*INFORMATION SUPPLIED:*
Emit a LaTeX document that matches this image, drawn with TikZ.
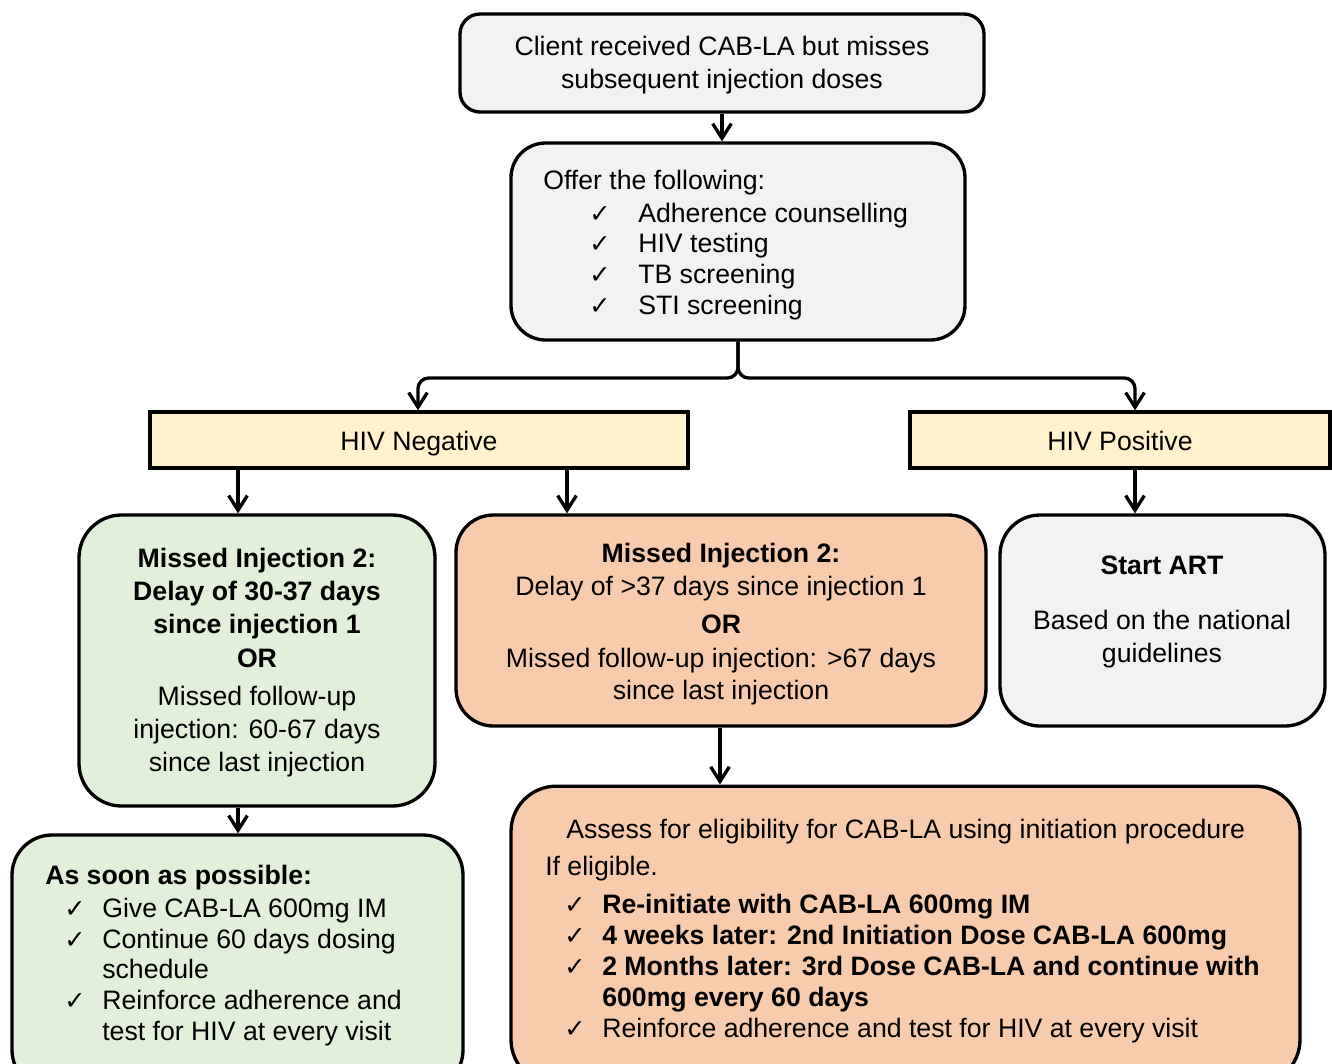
\documentclass[tikz,border=0pt]{standalone}
\usepackage{fontspec}
\setmainfont{Liberation Sans}
\newfontfamily\symfont{DejaVu Sans}
\usetikzlibrary{arrows.meta}
\definecolor{boxgray}{HTML}{F2F2F2}
\definecolor{boxyellow}{HTML}{FFF2CC}
\definecolor{boxgreen}{HTML}{E2EFDA}
\definecolor{boxorange}{HTML}{F8CBAD}
\tikzset{
  box/.style={draw=black, line width=2.5pt, fill=#1, inner sep=0pt},
  hivbox/.style={box=boxyellow, minimum height=42pt, font=\fontsize{20pt}{24pt}\selectfont, text height=19pt, text depth=4pt},
  txt/.style={inner sep=0pt, font=\fontsize{20pt}{24pt}\selectfont, anchor=base},
  txtl/.style={txt, anchor=base west},
  chk/.style={inner sep=0pt, font=\symfont\fontsize{19pt}{22pt}\selectfont, anchor=base},
  arr/.style={line width=2.5pt, -{Straight Barb[length=11pt,width=14pt]}},
}
\begin{document}
\begin{tikzpicture}[x=0.75pt,y=-0.75pt]
\clip (0,0) rectangle (1332,1064);
\fill[white] (0,0) rectangle (1332,1064);

% boxes
\node[box=boxgray, rounded corners=15pt, minimum width=393pt, minimum height=73.5pt] (top) at (722,63) {};
\node[box=boxgray, rounded corners=26pt, minimum width=340.5pt, minimum height=147.75pt] (offer) at (738,241.5) {};
\node[hivbox, minimum width=403.5pt] (hivneg) at (419,440) {HIV Negative};
\node[hivbox, minimum width=315pt] (hivpos) at (1120,440) {HIV Positive};
\node[box=boxgreen, rounded corners=32pt, minimum width=267pt, minimum height=218.25pt] (green) at (257,660.5) {};
\node[box=boxorange, rounded corners=28pt, minimum width=397.5pt, minimum height=158.25pt] (orange) at (721,620.5) {};
\node[box=boxgray, rounded corners=30pt, minimum width=243.75pt, minimum height=158.25pt] (art) at (1162.5,620.5) {};
\node[box=boxgreen, rounded corners=30pt, minimum width=338.25pt, minimum height=191.25pt] (green2) at (237.5,962.5) {};
\node[box=boxorange, rounded corners=34pt, minimum width=591.75pt, minimum height=224pt] (orange2) at (905.5,935.5) {};

% helper coordinates
\coordinate (xa) at (238,0);
\coordinate (xb) at (567,0);
\coordinate (xc) at (1135,0);
\coordinate (xd) at (720,0);
\coordinate (xe) at (722,0);
\coordinate (xl) at (418,0);
\coordinate (yb) at (0,378);

% connectors
\draw[arr] (top.south -| xe) -- (offer.north -| xe);
\draw[arr, rounded corners=8pt] (offer.south) |- (xl |- yb) -- (xl |- hivneg.north);
\draw[arr, rounded corners=8pt] (offer.south) |- (xc |- yb) -- (xc |- hivpos.north);
\draw[arr] (hivneg.south -| xa) -- (green.north -| xa);
\draw[arr] (hivneg.south -| xb) -- (orange.north -| xb);
\draw[arr] (hivpos.south -| xc) -- (art.north -| xc);
\draw[arr] (green.south -| xa) -- (green2.north -| xa);
\draw[arr] (orange.south -| xd) -- (orange2.north -| xd);

% top text
\node[txt] (t1) at (722,55) {Client received CAB-LA but misses};
\node[txt] (t2) at (722,88) {subsequent injection doses};

% offer
\node[txtl] (o0) at (543,189) {Offer the following:};
\node[chk] (oc1) at (600,222) {✓};
\node[chk] (oc2) at (600,252) {✓};
\node[chk] (oc3) at (600,283) {✓};
\node[chk] (oc4) at (600,314) {✓};
\node[txtl] (o1) at (638,222) {Adherence counselling};
\node[txtl] (o2) at (638,252) {HIV testing};
\node[txtl] (o3) at (638,283) {TB screening};
\node[txtl] (o4) at (638,314) {STI screening};

% green box
\node[txt, font=\bfseries\fontsize{20pt}{24pt}\selectfont] (g1) at (257,567) {Missed Injection 2:};
\node[txt, font=\bfseries\fontsize{20pt}{24pt}\selectfont] (g2) at (257,600) {Delay of 30-37 days};
\node[txt, font=\bfseries\fontsize{20pt}{24pt}\selectfont] (g3) at (257,633) {since injection 1};
\node[txt, font=\bfseries\fontsize{20pt}{24pt}\selectfont] (g4) at (257,667) {OR};
\node[txt] (g5) at (257,705) {Missed follow-up};
\node[txt] (g6) at (257,738) {injection: 60-67 days};
\node[txt] (g7) at (257,771) {since last injection};

% orange box
\node[txt, font=\bfseries\fontsize{20pt}{24pt}\selectfont] (r1) at (721,562) {Missed Injection 2:};
\node[txt] (r2) at (721,595) {Delay of >37 days since injection 1};
\node[txt, font=\bfseries\fontsize{20pt}{24pt}\selectfont] (r3) at (721,633) {OR};
\node[txt] (r4) at (721,667) {Missed follow-up injection: >67 days};
\node[txt] (r5) at (721,699) {since last injection};

% start ART
\node[txt, font=\bfseries\fontsize{20pt}{24pt}\selectfont] (a1) at (1162,574) {Start ART};
\node[txt] (a2) at (1162,629) {Based on the national};
\node[txt] (a3) at (1162,662) {guidelines};

% green2
\node[txtl, font=\bfseries\fontsize{20pt}{24pt}\selectfont] (s0) at (45,884) {As soon as possible:};
\node[chk] (sc1) at (75,917) {✓};
\node[chk] (sc2) at (75,948) {✓};
\node[chk] (sc3) at (75,1009) {✓};
\node[txtl] (s1) at (102,917) {Give CAB-LA 600mg IM};
\node[txtl] (s2) at (102,948) {Continue 60 days dosing};
\node[txtl] (s3) at (102,978) {schedule};
\node[txtl] (s4) at (102,1009) {Reinforce adherence and};
\node[txtl] (s5) at (102,1040) {test for HIV at every visit};

% orange2
\node[txtl] (e0) at (566,838) {Assess for eligibility for CAB-LA using initiation procedure};
\node[txtl] (e1) at (545,875) {If eligible.};
\node[chk] (ec1) at (575,913) {✓};
\node[chk] (ec2) at (575,944) {✓};
\node[chk] (ec3) at (575,975) {✓};
\node[chk] (ec4) at (575,1037) {✓};
\node[txtl, font=\bfseries\fontsize{20pt}{24pt}\selectfont] (e2) at (602,913) {Re-initiate with CAB-LA 600mg IM};
\node[txtl, font=\bfseries\fontsize{20pt}{24pt}\selectfont] (e3) at (602,944) {4 weeks later: 2nd Initiation Dose CAB-LA 600mg};
\node[txtl, font=\bfseries\fontsize{20pt}{24pt}\selectfont] (e4) at (602,975) {2 Months later: 3rd Dose CAB-LA and continue with};
\node[txtl, font=\bfseries\fontsize{20pt}{24pt}\selectfont] (e5) at (602,1006) {600mg every 60 days};
\node[txtl] (e6) at (602,1037) {Reinforce adherence and test for HIV at every visit};
\end{tikzpicture}
\end{document}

*TASK:* Filter for "with". Return all lines that hold it.

*TASK SOLUTION:*
Emit a LaTeX document that matches this image, drawn with TikZ.
\node[txtl, font=\bfseries\fontsize{20pt}{24pt}\selectfont] (e2) at (602,913) {Re-initiate with CAB-LA 600mg IM};
\node[txtl, font=\bfseries\fontsize{20pt}{24pt}\selectfont] (e4) at (602,975) {2 Months later: 3rd Dose CAB-LA and continue with};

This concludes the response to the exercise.